Defining the Direct3D class

The constructor initializes the direct3D interfaces to NULL. It creates a Matrix Stack variable. Matrix Stacks allow the developer to create hierarchial transformation trees
by using push and pop methods. For the current matrix the developer call apply local transformations which rotate, scale, or translate from the objects local coordinate axis or the developer can elect to select tranformations relative from the parent matrix. All matrix multiplication is accumulative, so parent tranformations apply to the children.

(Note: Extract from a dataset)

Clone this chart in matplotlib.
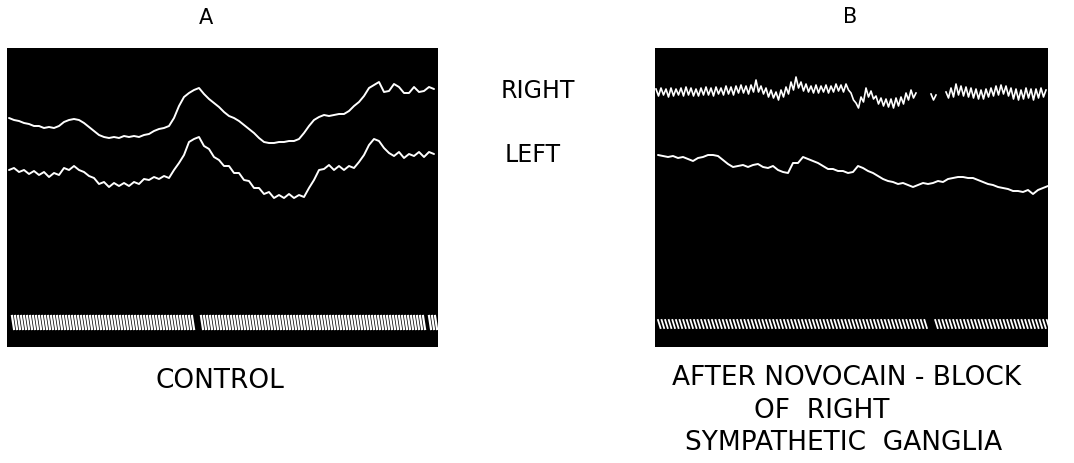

• The BuildSceneGraph,TraverseSceneGraph, and CleanupSceneGraph are used to build a hierarchial tree, traverse it and run mapped functions (DrawObject1,DrawObject2,DrawObject3), and cleanup the scenegraph when the base class is destroyed.
• The InitializeEngine creates the Direct3d object, gets the current desktop display mode, create the direct3d device which allows control of video card resources.
• The InitializeGeometry, InitializeGeometry2, and LoadTigerModel create data structures that contain vertex information. The vertex information is streamed to one of two vertex buffers used to by DrawObject1, DrawObject2, or DrawObject3.
• The SetEnvironment method trues on Z buffering, enables Back Face Removal, and calls InitializeGeometry, InitializeGeometry2, and LoadTigerModel.
• The Render method clears both the backbuffer and zbuffer; begins the scene; sets up the world, view, and project matrixes, and traverses the scenegraph; and ends the scene.

struct CUSTOMVERTEX
{
   D3DXVECTOR3 position; // The 3D position for the vertex
   D3DXVECTOR3 normal;   // The surface normal for the vertex
};

typedef struct CAMERA_STRUCT
{
   float x;
   float y;
   float z;
   float radians;
   float mStep;
}CAMERA_STRUCT_TYPE;

typedef struct TREENODE_STRUCT
{
   float m[16];
   char parent_key[30];
   char node_key[30];
   //void (*f)();
   //void (*engine)();
   struct TREENODE_STRUCT *sibling;
   struct TREENODE_STRUCT *child;
   struct TREENODE_STRUCT *most_recent_child;
}TREENODE_STRUCT_TYPE;


// Our custom FVF, which describes our custom vertex structure
//#define D3DFVF_CUSTOMVERTEX (D3DFVF_XYZ|D3DFVF_DIFFUSE)
#define D3DFVF_CUSTOMVERTEX (D3DFVF_XYZ|D3DFVF_NORMAL)

class D3DEngine
{

public:

   LPDIRECT3D8             g_pD3D; // Used to create the D3DDevice
   LPDIRECT3DDEVICE8       g_pd3dDevice; // Our rendering device
   LPDIRECT3DVERTEXBUFFER8 g_pVB; // Buffer to hold vertices
   LPDIRECT3DVERTEXBUFFER8 g_pVB2; // Buffer to hold vertices

   float m_swing;
   CAMERA_STRUCT_TYPE mCamera;
   TREENODE_STRUCT_TYPE* root;
   ID3DXMatrixStack* ppStack;


   LPD3DXMESH              g_pMesh;
   D3DMATERIAL8*           g_pMeshMaterials;
   LPDIRECT3DTEXTURE8*     g_pMeshTextures;
   DWORD                   g_dwNumMaterials;

public:
   D3DEngine::D3DEngine();
   D3DEngine::~D3DEngine();
   HRESULT InitializeEngine(HWND hWnd);
   void SetLightState(BOOL pState);
   void SetProjection();
   HRESULT InitializeGeometry();
   HRESULT InitializeGeometry2();
   void Render();
   void SetZBuffering(BOOL bFlag);
   void BackFaceRemoval(BOOL bFlag);
   void ReduceToUnit(D3DXVECTOR3 *vector);
   void CalculateNormal(D3DXVECTOR3 *vertex1, D3DXVECTOR3 *vertex2,D3DXVECTOR3 *vertex3,D3DXVECTOR3 *normal);
   void SetupLights();
   void PositionCamera();
   void CameraLeft();
   void CameraRight();
   void MoveCamera(float dStep);
   void AdvanceCamera();
   void RetreatCamera();
   //BOOL CreateCube(double x, double y, double z);
   void TraverseSceneGraph(TREENODE_STRUCT_TYPE *root);
   TREENODE_STRUCT_TYPE* Node(char *node_key);
   void AddChild(TREENODE_STRUCT_TYPE *parentNode, TREENODE_STRUCT_TYPE *childNode);
   void CleanSceneGraph(TREENODE_STRUCT_TYPE *root);
   void D3DEngine::BuildSceneGraph();
   HRESULT LoadTigerModel();
   void SetAmbientState(BOOL mFlag);
   void EnvironmentSetup();
   void CopperMaterial();
   void ChromeMaterial();
   void DrawObject1();
   void DrawObject2();
   void DrawObject3();
};